The barrels are part of a multipronged approach to tsunami safety, McBride said. “We’re working on it. It’s a big pie. We’re taking a piece of it as we can, and this is just one of those (efforts) that we really feel confident will be helpful.”

Her advice to residents and visitors alike: “Always think, what’s my evacuation route?” she said.

Recognizing the signs of a tsunami are also important.

“If the ocean recedes, don’t go look for clams,” McBride said. “Get out of town. Don’t wait for someone to come and get you. Don’t wait for a signal. Go.

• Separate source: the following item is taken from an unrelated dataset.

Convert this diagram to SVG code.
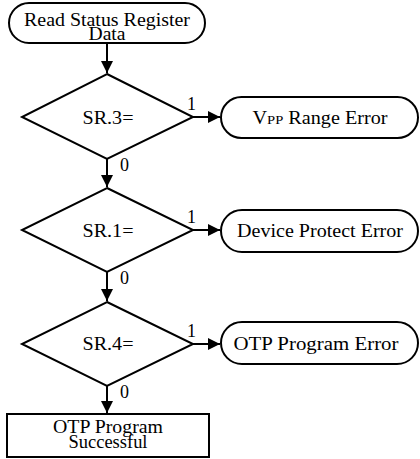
<svg xmlns="http://www.w3.org/2000/svg" width="420" height="459" viewBox="0 0 420 459">
<style>
.s{fill:#fff;stroke:#000;stroke-width:2}
.t{font-family:'Liberation Serif','DejaVu Serif',serif;font-size:18px;fill:#000;text-anchor:middle}
.l{font-family:'Liberation Serif','DejaVu Serif',serif;font-size:18px;fill:#000}
.c{fill:none;stroke:#000;stroke-width:2}
</style>
<defs>
<marker id="a" viewBox="0 0 10 10" refX="10" refY="5" markerWidth="6" markerHeight="6" markerUnits="strokeWidth" orient="auto"><path d="M0,0L10,5L0,10z" fill="#000"/></marker>
</defs>
<g id="start"><rect class="s" x="9" y="3" width="196" height="40" rx="20"/><text class="t" x="107" y="26" textLength="166" lengthAdjust="spacingAndGlyphs">Read Status Register</text><text class="t" x="107" y="40" textLength="37" lengthAdjust="spacingAndGlyphs">Data</text></g>
<g id="d1"><polygon class="s" points="107,74 193,117 107,159 22,117"/><text class="t" x="108" y="124" textLength="51" lengthAdjust="spacingAndGlyphs">SR.3=</text></g>
<g id="e1"><rect class="s" x="221" y="97" width="197" height="41" rx="20.5"/><text class="t" x="320" y="124" textLength="135" lengthAdjust="spacingAndGlyphs">V<tspan font-size="13">PP</tspan> Range Error</text></g>
<g id="d2"><polygon class="s" points="107,188 193,230 107,272 22,230"/><text class="t" x="108" y="237" textLength="51" lengthAdjust="spacingAndGlyphs">SR.1=</text></g>
<g id="e2"><rect class="s" x="221" y="210" width="197" height="42" rx="21"/><text class="t" x="320" y="237" textLength="166" lengthAdjust="spacingAndGlyphs">Device Protect Error</text></g>
<g id="d3"><polygon class="s" points="107,302 193,344 107,386 22,344"/><text class="t" x="108" y="350" textLength="51" lengthAdjust="spacingAndGlyphs">SR.4=</text></g>
<g id="e3"><rect class="s" x="221" y="322" width="197" height="42" rx="21"/><text class="t" x="316" y="350" textLength="165" lengthAdjust="spacingAndGlyphs">OTP Program Error</text></g>
<g id="end"><rect class="s" x="7" y="414" width="202" height="43"/><text class="t" x="108" y="433" textLength="110" lengthAdjust="spacingAndGlyphs">OTP Program</text><text class="t" x="108" y="448" textLength="79" lengthAdjust="spacingAndGlyphs">Successful</text></g>
<g id="connectors">
<line class="c" x1="107" y1="43" x2="107" y2="73" marker-end="url(#a)"/>
<line class="c" x1="193" y1="117" x2="220" y2="117" marker-end="url(#a)"/>
<line class="c" x1="107" y1="159" x2="107" y2="187" marker-end="url(#a)"/>
<line class="c" x1="193" y1="230" x2="220" y2="230" marker-end="url(#a)"/>
<line class="c" x1="107" y1="272" x2="107" y2="301" marker-end="url(#a)"/>
<line class="c" x1="193" y1="344" x2="220" y2="344" marker-end="url(#a)"/>
<line class="c" x1="107" y1="386" x2="107" y2="413" marker-end="url(#a)"/>
<text class="l" x="187" y="110">1</text>
<text class="l" x="120" y="171">0</text>
<text class="l" x="187" y="223">1</text>
<text class="l" x="120" y="284">0</text>
<text class="l" x="187" y="337">1</text>
<text class="l" x="120" y="398">0</text>
</g>
</svg>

Get to high ground.”

Student involvement has been a big part of the city’s resiliency program.

Student enthusiasm and support for the “Don’t Catch This Wave” program helped propel the success of the Seaside School District’s 2016 bond measure to open a new campus outside the inundation zone.

Last year the Seaside High School Associated Student Body presented the city with a gift of $5,000 to be used toward the wayfinding project coordinated through the community development and public works departments.

The project brought 62 thermoplastic evacuation ground markers and directional arrows to the streets throughout Seaside’s inundation zone to allow people to plan their own evacuation route with or without the aid of a map and get to safety as efficiently as possible.

A new grant will bring 25 more markers, McBride said.

Mayhugh and Davis both attended a recent meeting of the city’s newly formed community emergency response team. Among future goals, Mayhugh said, are to bring emergency supplies to the new high school.

“Connor and Wyatt are planning to continue their involvement in tsunami awareness activities and are hoping to start an education program at the high school this year,” McBride said.